Sorry I don't know meaties but I definitely give my chickens water 24/7 through the winter (in the summer I sometimes will remove the water from the coop if I let them out at the crack of dawn).

This is owing to as you said the shorter days and I feel the few hours they are outside is not enough to keep up a healthy water intake.

Meaties can eat themselves to death from what I have read so pay attention to the ones who have raised them LOL- hopefully they will post.
 
Not having feed would be fine, but I'd be concerned about the water. They drink so much! Most of the time they're in the coop will be dark, so you wouldn't need a huge source, but should probably have something in there with them unless you're going to make sure they're out of there before it gets light.
 
They will be asleep most of the time that it is dark. If they are asleep, they aren't going to be drinking.
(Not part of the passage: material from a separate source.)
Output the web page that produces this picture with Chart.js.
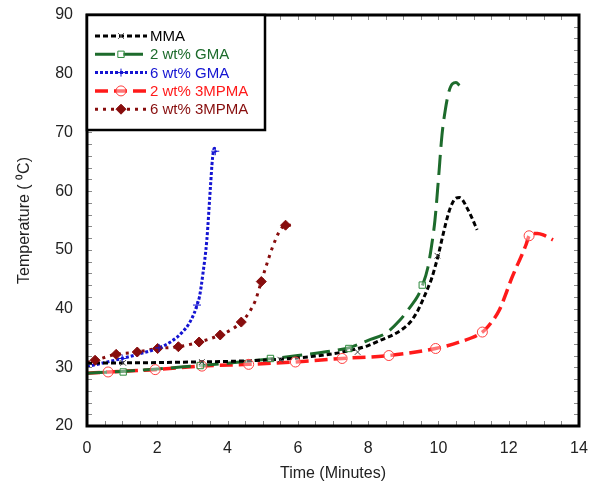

My ducks and turkeys are locked up at night without water and it has never harmed them. The ducks rush out to play with the water first thing in the morning, but the turkeys supervise my morning chores before they drink, so they can't be too thirsty in the morning.

My Cornish Cross were raised with food and water 24 hours a day because they had to be kept locked up. As soon as I turned them out to range, the crows killed them. I had a 5 gallon vacuum waterer for them that I kept filled. Cornish Cross drink a lot.
 
Thanks for the advice, everyone.

The morning after I posted this I came out to open the coop "hatch" and they had already pushed it open themselves, lol. All were eating and drinking as it had been dawn for about 30 minutes already.

So last night I decided to experiment and not put the hatch in place at night. As it is they are in a double walled enclosure and if anything like a raccoon got in there they would have no trouble opening the door anyways, so I figured it wouldn't really increase their risk.

So far it is working fine. I just wonder if they will go outside if it is dark, even if they are thirsty. The days will get shorter...
 
I have 4, one year old CornishXRock cross I raised last year and harvested as needed, instead of at 8 weeks. They live in the barn with the rest of the chickens, ducks, turkeys, and geese. I do not keep water inside the barn as ducks and geese are very messy when it comes to water and it would stay very sloppy if I did. They are let out at dawn every day and the doors are closed and latched every night after they put themselves to roost about dark thirty. The ducks are always the last to go in, when they see me coming. So my meaties have done well without having water overnight for a year. The 3 hens and 1rooster that are still with us are in molt right now, but as soon as they start laying again, I plan to try AI and see what the outcome produces. It would be nice to be able to have perpetual meaties without having to buy 25 at a time and slaughter them all at once. I do not slaughter them at 8 weeks either since at about 12 weeks they are the size of miniature turkeys and still tender and succulent. I just got 50 on Yesterday, I male and 49 female,1 dead and 1 that died soon after arrival, from Meyers hatchery.
barnie.gif
I was hoping for at least straight run, but that's the way it goes, when you catch a special, sometimes!
 
Meat chickens should have feed freely available for 12 hours on, 12 hours off. If you are concerned with water, get a piglet waterer that you can mount on the wall. Much less mess this way. I did my meat birds in the summer, they only time they had feed readily available was when they were bity chicks. But when they hit about 3 weeks, they went on to the 12 on 12 off with the food. I always kept water available for them though.
 
I'm so confused. Has anyone actually seen a chicken drink at night? They are all but comatose in the dark. Why would it be useful, much less important, to have 24 hour access to water?